Formation mechanism for oxidation synthesis of carbon nanomaterials and detonation process for core-shell structure

Abstract

A novel formation mechanism according to the oxidative dehydrogenation of organics has been proposed for the low-temperature preparation of carbon-based nanomaterials. Several typical organics including ethanol, 1-butanol, p-cymene and liquid paraffin are used as precursors to react with ammonium persulfate (APS) in an autoclave, and carbon particles are obtained as a validation. The reaction characteristics are comprehensively investigated by the differential scanning calorimetric and thermogravimetric analysis. The strongly exothermic oxidation reaction below 200 °C is a common feature during the process. The organic molecules are cleaved into small carbon species and further transform to amorphous carbon. When the organometallic compound is used as a reactant instead, such as magnesocene and allyltriphenyltin, carbon encapsulated MgO and SnS nanocrystals with core-shell structure are synthesized, respectively.
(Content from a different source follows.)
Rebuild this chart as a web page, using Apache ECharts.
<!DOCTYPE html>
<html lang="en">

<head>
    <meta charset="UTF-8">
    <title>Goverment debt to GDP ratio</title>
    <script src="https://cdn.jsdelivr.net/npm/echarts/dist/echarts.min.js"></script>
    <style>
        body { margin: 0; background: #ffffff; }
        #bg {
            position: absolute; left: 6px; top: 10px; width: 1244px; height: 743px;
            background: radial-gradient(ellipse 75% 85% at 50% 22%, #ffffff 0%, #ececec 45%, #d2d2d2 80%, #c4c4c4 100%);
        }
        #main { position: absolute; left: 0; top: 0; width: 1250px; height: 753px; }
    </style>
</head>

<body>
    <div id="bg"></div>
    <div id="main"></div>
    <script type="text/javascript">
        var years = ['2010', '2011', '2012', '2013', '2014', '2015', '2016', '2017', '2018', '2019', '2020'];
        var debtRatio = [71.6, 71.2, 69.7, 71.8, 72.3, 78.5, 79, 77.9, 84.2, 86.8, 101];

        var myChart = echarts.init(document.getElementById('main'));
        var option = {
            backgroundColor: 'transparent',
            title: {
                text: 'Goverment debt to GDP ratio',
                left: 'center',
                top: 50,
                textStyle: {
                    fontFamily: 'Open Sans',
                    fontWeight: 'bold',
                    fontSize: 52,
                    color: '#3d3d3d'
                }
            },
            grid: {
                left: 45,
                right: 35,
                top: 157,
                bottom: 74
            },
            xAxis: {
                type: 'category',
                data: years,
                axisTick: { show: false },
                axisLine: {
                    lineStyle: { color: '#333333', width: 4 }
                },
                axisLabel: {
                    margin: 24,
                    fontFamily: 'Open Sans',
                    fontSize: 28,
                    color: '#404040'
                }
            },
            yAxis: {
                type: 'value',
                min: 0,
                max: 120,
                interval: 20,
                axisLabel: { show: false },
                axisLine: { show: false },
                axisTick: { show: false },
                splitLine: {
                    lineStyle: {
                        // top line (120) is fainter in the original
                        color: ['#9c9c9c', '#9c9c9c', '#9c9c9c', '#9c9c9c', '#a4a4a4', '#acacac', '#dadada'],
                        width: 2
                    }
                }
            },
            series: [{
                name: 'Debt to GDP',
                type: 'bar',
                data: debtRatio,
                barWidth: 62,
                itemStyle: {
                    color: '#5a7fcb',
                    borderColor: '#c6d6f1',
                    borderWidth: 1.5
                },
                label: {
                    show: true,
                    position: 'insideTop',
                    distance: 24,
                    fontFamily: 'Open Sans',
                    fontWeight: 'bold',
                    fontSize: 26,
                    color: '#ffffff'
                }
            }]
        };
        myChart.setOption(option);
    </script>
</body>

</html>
A detonation introduced by the violent reaction occurs in the process with a very rapid liberation of heat and large quantities of thermally expanding gases. The large amounts of free atomic/radical species and reactive intermediates are generated as sources for the core-shell structure. It is a common strategy for the large scale production of carbon encapsulated oxide/sulfide nanocrystals by means of the moderate detonation process of the organometallic compound and APS in an autoclave.